Task objective:
The records underneath are to be repeated exactly, with the pictures left out.

[Lines of data]
* begin *
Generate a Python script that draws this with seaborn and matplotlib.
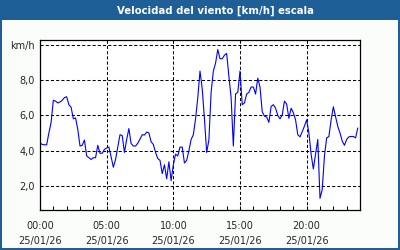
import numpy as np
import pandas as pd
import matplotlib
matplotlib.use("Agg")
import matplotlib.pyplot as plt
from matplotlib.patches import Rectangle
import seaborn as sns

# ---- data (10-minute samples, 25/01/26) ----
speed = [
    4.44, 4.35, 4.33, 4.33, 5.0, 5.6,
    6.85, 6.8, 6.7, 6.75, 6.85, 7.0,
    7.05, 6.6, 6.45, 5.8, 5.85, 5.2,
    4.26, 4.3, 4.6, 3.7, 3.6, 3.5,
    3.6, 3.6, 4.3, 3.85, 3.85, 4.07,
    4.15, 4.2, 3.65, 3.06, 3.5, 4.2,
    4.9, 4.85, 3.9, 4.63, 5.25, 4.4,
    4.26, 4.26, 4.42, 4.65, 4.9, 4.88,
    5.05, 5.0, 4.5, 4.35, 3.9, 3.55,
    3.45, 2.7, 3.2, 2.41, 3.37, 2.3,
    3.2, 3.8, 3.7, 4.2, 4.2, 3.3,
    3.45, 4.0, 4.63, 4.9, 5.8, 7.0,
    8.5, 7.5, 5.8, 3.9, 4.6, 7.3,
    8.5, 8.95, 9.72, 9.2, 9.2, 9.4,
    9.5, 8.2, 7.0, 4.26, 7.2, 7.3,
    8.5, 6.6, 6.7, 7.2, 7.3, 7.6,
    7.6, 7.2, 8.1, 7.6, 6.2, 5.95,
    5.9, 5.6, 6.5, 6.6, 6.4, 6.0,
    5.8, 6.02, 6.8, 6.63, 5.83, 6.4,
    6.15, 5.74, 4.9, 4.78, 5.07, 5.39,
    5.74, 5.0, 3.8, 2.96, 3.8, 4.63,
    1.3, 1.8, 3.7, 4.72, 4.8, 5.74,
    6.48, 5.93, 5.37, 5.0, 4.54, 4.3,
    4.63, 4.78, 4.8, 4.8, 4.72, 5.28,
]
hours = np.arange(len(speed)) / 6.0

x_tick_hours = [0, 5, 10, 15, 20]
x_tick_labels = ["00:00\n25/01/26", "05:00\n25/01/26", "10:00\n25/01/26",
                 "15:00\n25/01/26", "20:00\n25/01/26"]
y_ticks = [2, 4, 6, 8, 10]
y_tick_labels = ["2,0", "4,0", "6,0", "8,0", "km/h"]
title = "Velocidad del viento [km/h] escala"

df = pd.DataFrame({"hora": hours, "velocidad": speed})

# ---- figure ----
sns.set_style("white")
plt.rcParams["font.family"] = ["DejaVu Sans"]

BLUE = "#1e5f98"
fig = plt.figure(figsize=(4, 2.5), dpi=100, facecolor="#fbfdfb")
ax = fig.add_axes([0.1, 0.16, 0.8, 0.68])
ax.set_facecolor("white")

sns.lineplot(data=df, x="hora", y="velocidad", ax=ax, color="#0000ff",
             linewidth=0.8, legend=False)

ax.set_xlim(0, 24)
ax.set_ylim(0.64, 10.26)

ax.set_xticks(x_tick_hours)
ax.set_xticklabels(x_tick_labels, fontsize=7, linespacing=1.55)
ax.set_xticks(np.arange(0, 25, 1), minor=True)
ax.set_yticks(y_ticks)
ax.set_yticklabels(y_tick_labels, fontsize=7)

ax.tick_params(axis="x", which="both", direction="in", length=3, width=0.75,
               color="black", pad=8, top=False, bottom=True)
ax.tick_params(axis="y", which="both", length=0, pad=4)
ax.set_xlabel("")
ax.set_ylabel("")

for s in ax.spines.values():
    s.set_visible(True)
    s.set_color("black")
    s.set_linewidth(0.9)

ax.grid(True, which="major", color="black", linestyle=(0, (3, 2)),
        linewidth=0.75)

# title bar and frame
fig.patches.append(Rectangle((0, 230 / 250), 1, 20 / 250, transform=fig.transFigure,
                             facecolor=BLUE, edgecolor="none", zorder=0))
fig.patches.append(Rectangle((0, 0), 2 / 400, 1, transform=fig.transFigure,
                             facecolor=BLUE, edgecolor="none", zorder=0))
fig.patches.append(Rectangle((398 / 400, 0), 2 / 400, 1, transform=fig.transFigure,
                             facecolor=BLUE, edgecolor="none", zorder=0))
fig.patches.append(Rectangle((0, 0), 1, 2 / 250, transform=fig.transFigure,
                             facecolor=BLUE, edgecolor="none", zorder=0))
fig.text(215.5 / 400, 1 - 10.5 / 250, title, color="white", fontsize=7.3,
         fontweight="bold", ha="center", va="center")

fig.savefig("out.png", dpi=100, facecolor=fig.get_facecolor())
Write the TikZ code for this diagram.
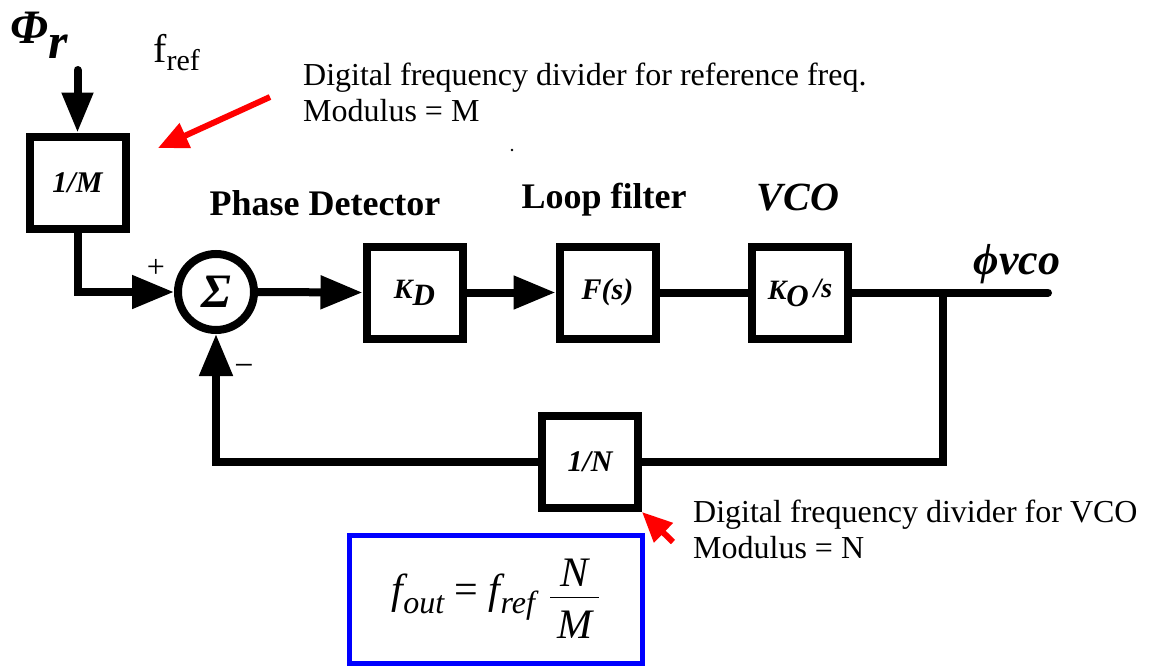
* end *
Response for this exercise:
Generate a Python script that draws this with seaborn and matplotlib.
import numpy as np
import pandas as pd
import matplotlib
matplotlib.use("Agg")
import matplotlib.pyplot as plt
from matplotlib.patches import Rectangle
import seaborn as sns

# ---- data (10-minute samples, 25/01/26) ----
speed = [
    4.44, 4.35, 4.33, 4.33, 5.0, 5.6,
    6.85, 6.8, 6.7, 6.75, 6.85, 7.0,
    7.05, 6.6, 6.45, 5.8, 5.85, 5.2,
    4.26, 4.3, 4.6, 3.7, 3.6, 3.5,
    3.6, 3.6, 4.3, 3.85, 3.85, 4.07,
    4.15, 4.2, 3.65, 3.06, 3.5, 4.2,
    4.9, 4.85, 3.9, 4.63, 5.25, 4.4,
    4.26, 4.26, 4.42, 4.65, 4.9, 4.88,
    5.05, 5.0, 4.5, 4.35, 3.9, 3.55,
    3.45, 2.7, 3.2, 2.41, 3.37, 2.3,
    3.2, 3.8, 3.7, 4.2, 4.2, 3.3,
    3.45, 4.0, 4.63, 4.9, 5.8, 7.0,
    8.5, 7.5, 5.8, 3.9, 4.6, 7.3,
    8.5, 8.95, 9.72, 9.2, 9.2, 9.4,
    9.5, 8.2, 7.0, 4.26, 7.2, 7.3,
    8.5, 6.6, 6.7, 7.2, 7.3, 7.6,
    7.6, 7.2, 8.1, 7.6, 6.2, 5.95,
    5.9, 5.6, 6.5, 6.6, 6.4, 6.0,
    5.8, 6.02, 6.8, 6.63, 5.83, 6.4,
    6.15, 5.74, 4.9, 4.78, 5.07, 5.39,
    5.74, 5.0, 3.8, 2.96, 3.8, 4.63,
    1.3, 1.8, 3.7, 4.72, 4.8, 5.74,
    6.48, 5.93, 5.37, 5.0, 4.54, 4.3,
    4.63, 4.78, 4.8, 4.8, 4.72, 5.28,
]
hours = np.arange(len(speed)) / 6.0

x_tick_hours = [0, 5, 10, 15, 20]
x_tick_labels = ["00:00\n25/01/26", "05:00\n25/01/26", "10:00\n25/01/26",
                 "15:00\n25/01/26", "20:00\n25/01/26"]
y_ticks = [2, 4, 6, 8, 10]
y_tick_labels = ["2,0", "4,0", "6,0", "8,0", "km/h"]
title = "Velocidad del viento [km/h] escala"

df = pd.DataFrame({"hora": hours, "velocidad": speed})

# ---- figure ----
sns.set_style("white")
plt.rcParams["font.family"] = ["DejaVu Sans"]

BLUE = "#1e5f98"
fig = plt.figure(figsize=(4, 2.5), dpi=100, facecolor="#fbfdfb")
ax = fig.add_axes([0.1, 0.16, 0.8, 0.68])
ax.set_facecolor("white")

sns.lineplot(data=df, x="hora", y="velocidad", ax=ax, color="#0000ff",
             linewidth=0.8, legend=False)

ax.set_xlim(0, 24)
ax.set_ylim(0.64, 10.26)

ax.set_xticks(x_tick_hours)
ax.set_xticklabels(x_tick_labels, fontsize=7, linespacing=1.55)
ax.set_xticks(np.arange(0, 25, 1), minor=True)
ax.set_yticks(y_ticks)
ax.set_yticklabels(y_tick_labels, fontsize=7)

ax.tick_params(axis="x", which="both", direction="in", length=3, width=0.75,
               color="black", pad=8, top=False, bottom=True)
ax.tick_params(axis="y", which="both", length=0, pad=4)
ax.set_xlabel("")
ax.set_ylabel("")

for s in ax.spines.values():
    s.set_visible(True)
    s.set_color("black")
    s.set_linewidth(0.9)

ax.grid(True, which="major", color="black", linestyle=(0, (3, 2)),
        linewidth=0.75)

# title bar and frame
fig.patches.append(Rectangle((0, 230 / 250), 1, 20 / 250, transform=fig.transFigure,
                             facecolor=BLUE, edgecolor="none", zorder=0))
fig.patches.append(Rectangle((0, 0), 2 / 400, 1, transform=fig.transFigure,
                             facecolor=BLUE, edgecolor="none", zorder=0))
fig.patches.append(Rectangle((398 / 400, 0), 2 / 400, 1, transform=fig.transFigure,
                             facecolor=BLUE, edgecolor="none", zorder=0))
fig.patches.append(Rectangle((0, 0), 1, 2 / 250, transform=fig.transFigure,
                             facecolor=BLUE, edgecolor="none", zorder=0))
fig.text(215.5 / 400, 1 - 10.5 / 250, title, color="white", fontsize=7.3,
         fontweight="bold", ha="center", va="center")

fig.savefig("out.png", dpi=100, facecolor=fig.get_facecolor())
Write the TikZ code for this diagram.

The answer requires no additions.